[PATCH v3 1/9] tests: introduce tree-wide code style checking

Daniel P . Berrangé Thu, 07 Jul 2022 09:41:27 -0700

Historically QEMU has used the 'scripts/checkpatch.pl' script to
validate various style rules but there are a number of issues:


 - Contributors / maintainers are reluctant to add new
   tests to it, nor fix existint rules, because the Perl
   code is much too hard to understand for most people.

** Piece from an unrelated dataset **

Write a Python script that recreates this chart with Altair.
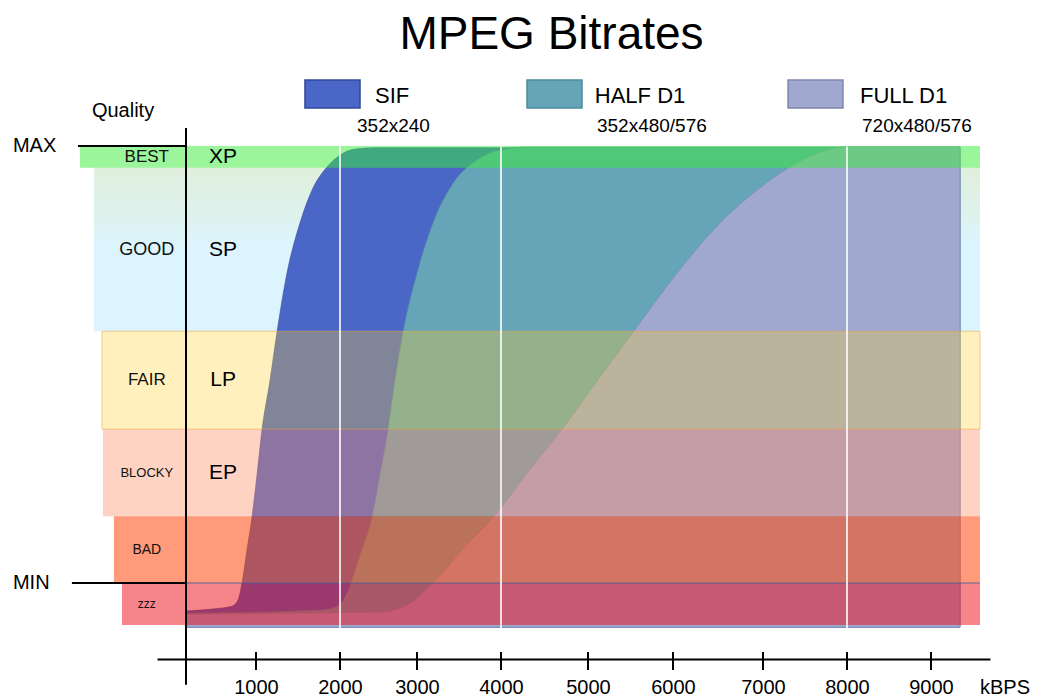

 - It requires the contributor to remember to run it as it
   is not wired into 'make check'

 - While it can be told to check whole files, in practice
   it is usually only used to check patch diffs, because the
   former would flag up pages of pre-existing violations that
   have never been fixed

 - It is said to be OK to ignore some things reported by the
   script, but don't record these exceptional cases anywere.
   Thus contributors looking at existing violations in tree
   are never sure whether they are intentional or historical
   unfixed technical debt.

 - There is no distinct reporting for each type of check
   performed and as a consequence there is also no way to
   mark particular files to be skipped for particular checks

This commit aims to give us a better approach to checking many
types of code style problems by introducing a flexible and simple
way to define whole tree style checks.

The logic provide is inspired by the GNULIB 'top/maint.mk' file,
but has been re-implemented in a simple Python script, using a
YAML config file, in an attempt to make it easier to understand
than the make rules.

This commit does the bare minimum introducing the basic infra:

 - tests/style.py - the script for evaluating coding style rules
 - tests/style.yml - the config defining the coding style rules

The concept behind the style checking is to perform simple regular
expression matches across the source file content.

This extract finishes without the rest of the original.